The former champion said there is a pool of distinguished former boxers who are capable of coaching the young ones and called on the Ministry of Education Youth and Sports and the National Sports Council to take the necessary steps to ameliorate the situation.

"Peter Asandoh, Baba Sumaila, Azumah Nelson, if he has the time and I have the experience and the know how to groom a formidable team to fly the flag of Ghana but the system has failed to recognise our usefulness."

Adama said the development of boxing in every country depends upon the kind of amateur boxers the country produces and called on the appointing authorities to put those who love the sport and will be capable of rallying support from the business community, international sporting agencies and kit manufacturers to develop the sport.

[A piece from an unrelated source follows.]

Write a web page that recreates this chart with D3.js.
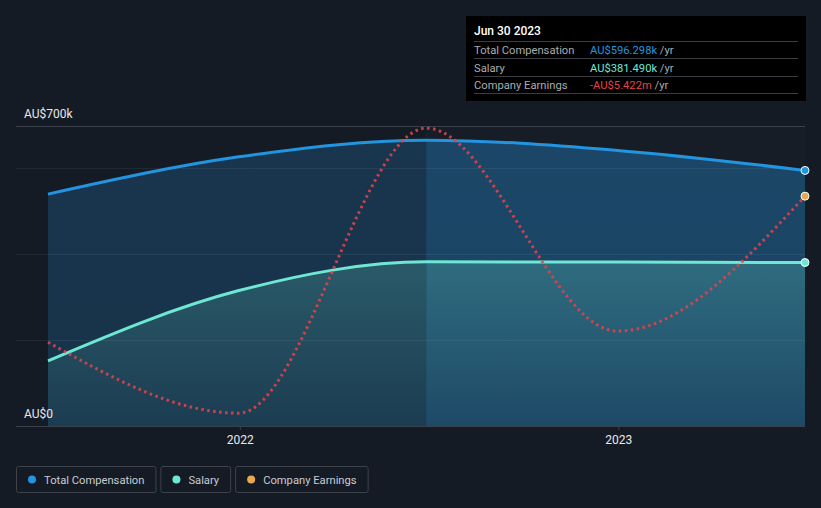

He said apart from generating and sustaining the interest of the youth in boxing through regular tournaments, a proactive GABA must endeavour to provide the youth with training equipment either from government resources and or from corporate organisations and allied developers from within or outside the country.

The former champion said he was disappointed that the Security Services Sports Association (SESSA) Games, which were reintroduced this year after a long break did not include boxing and wondered why the prime combat sport in the world was not accommodated on the schedule of events.

"I expected GABA to complain but instead they kept quiet, knowing very well that the inclusion of boxing will compel the security services to recruit boxers and that will help quicken the development of the sport."

He advised the organisers of the SESSA Games to include boxing in subsequent editions and recruit boxers regardless of their level of education "because most of the talented boxers are school dropouts who learn the art at the beaches or in the slums and need no formal education to become great boxers."

Adama said though amateur boxers are not expected to receive monetary rewards the GABA could liase with some corporate organisation to present them with their products from time to time as a way of encouraging the young boxers.

"I was given a piece of cloth by Akosombo Textile Limited after my first amateur fight against Dodoo Wellington in 1974 and Archie Moore, a former world light heavyweight champion who watched the fight gave me 10 dollars even though I lost.

"The gifts inspired me to train hard and realise my potentials and three years later, I won the gold medal at the African championship and later the gold medal at the All Africa Games in Algiers.

Adama called on those at the helm of affairs to institute awards for distinguished sportsmen and women, as it would spur the youth to strive hard to achieve greatness in their various fields of sporting endeavour, adding that despite his laudable achievements in the ring he has not received any honours.